**AIM:** Exactly as written, write out the lines below from the first to the one containing "fig = go.Figure()", inclusive. Pictures do not belong in the copy.

* Start *

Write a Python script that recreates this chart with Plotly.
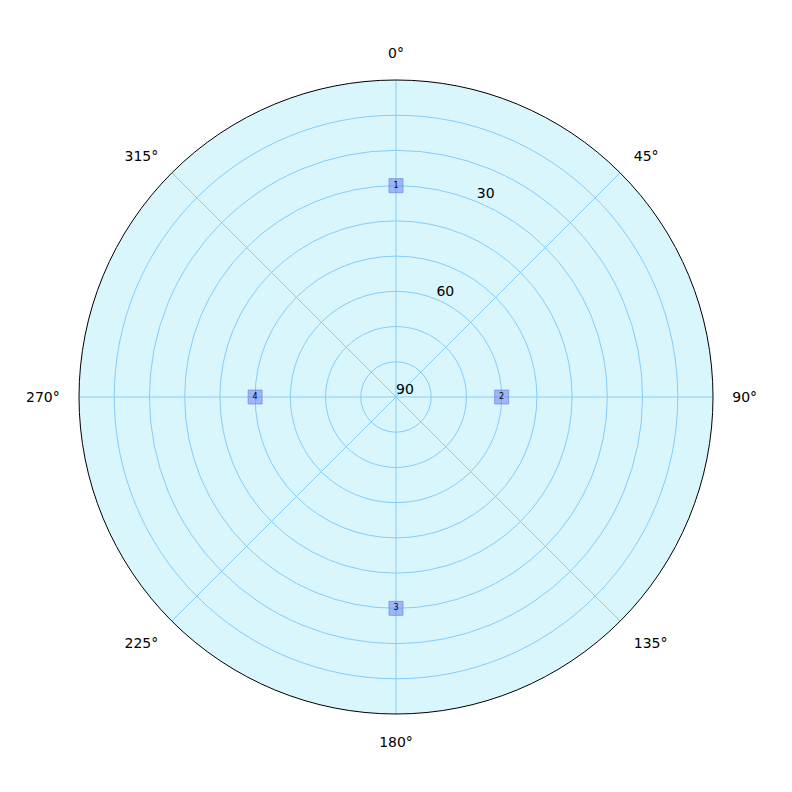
import plotly.graph_objects as go

# Satellite sky plot data
prn = ["1", "2", "3", "4"]
azimuth = [0, 90, 180, 270]
elevation = [30, 60, 30, 50]

angular_ticks = [0, 45, 90, 135, 180, 225, 270, 315]
angular_labels = [f"{a}°" for a in angular_ticks]
radial_grid = [90, 80, 70, 60, 50, 40, 30, 20, 10, 0]
radial_label_vals = [90, 60, 30]
radial_label_text = ["90", "60", "30"]
radial_label_angle = 22.5

FONT = "DejaVu Sans"

fig = go.Figure()

fig.add_trace(go.Scatterpolar(
    r=radial_label_vals,
    theta=[radial_label_angle] * len(radial_label_vals),
    mode="text",
    text=radial_label_text,
    textposition="top right",
    textfont=dict(family=FONT, size=14, color="black"),
    hoverinfo="skip",
    showlegend=False,
))

fig.add_trace(go.Scatterpolar(
    r=elevation,
    theta=azimuth,
    mode="markers+text",
    text=prn,
    textposition="middle center",
    textfont=dict(family=FONT, size=8, color="black"),
    marker=dict(symbol="square", size=14, color="rgba(110,130,240,0.55)",
                line=dict(color="rgba(100,120,230,0.6)", width=1)),
    showlegend=False,
))

fig.update_layout(
    width=792, height=792,
    margin=dict(l=71, r=87, t=72, b=86),
    paper_bgcolor="white",
    font=dict(family=FONT, size=14, color="black"),
    polar=dict(
        domain=dict(x=[0, 1], y=[0, 1]),
        bgcolor="#d8f6fc",
        radialaxis=dict(
            range=[90, 0],
            tickvals=radial_grid,
            showticklabels=False,
            ticks="",
            showline=False,
            gridcolor="#86cdf9",
            gridwidth=1,
        ),
        angularaxis=dict(
            direction="clockwise",
            rotation=90,
            tickvals=angular_ticks,
            ticktext=angular_labels,
            ticks="outside",
            ticklen=16,
            tickcolor="rgba(255,255,255,0)",
            showline=True,
            linecolor="black",
            linewidth=1,
            gridcolor="#86cdf9",
            gridwidth=1.2,
            tickfont=dict(family=FONT, size=14),
        ),
    ),
)

fig.write_html("out.html")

* End *

**ANSWER TO THIS EXERCISE:**
Write a Python script that recreates this chart with Plotly.
import plotly.graph_objects as go

# Satellite sky plot data
prn = ["1", "2", "3", "4"]
azimuth = [0, 90, 180, 270]
elevation = [30, 60, 30, 50]

angular_ticks = [0, 45, 90, 135, 180, 225, 270, 315]
angular_labels = [f"{a}°" for a in angular_ticks]
radial_grid = [90, 80, 70, 60, 50, 40, 30, 20, 10, 0]
radial_label_vals = [90, 60, 30]
radial_label_text = ["90", "60", "30"]
radial_label_angle = 22.5

FONT = "DejaVu Sans"

fig = go.Figure()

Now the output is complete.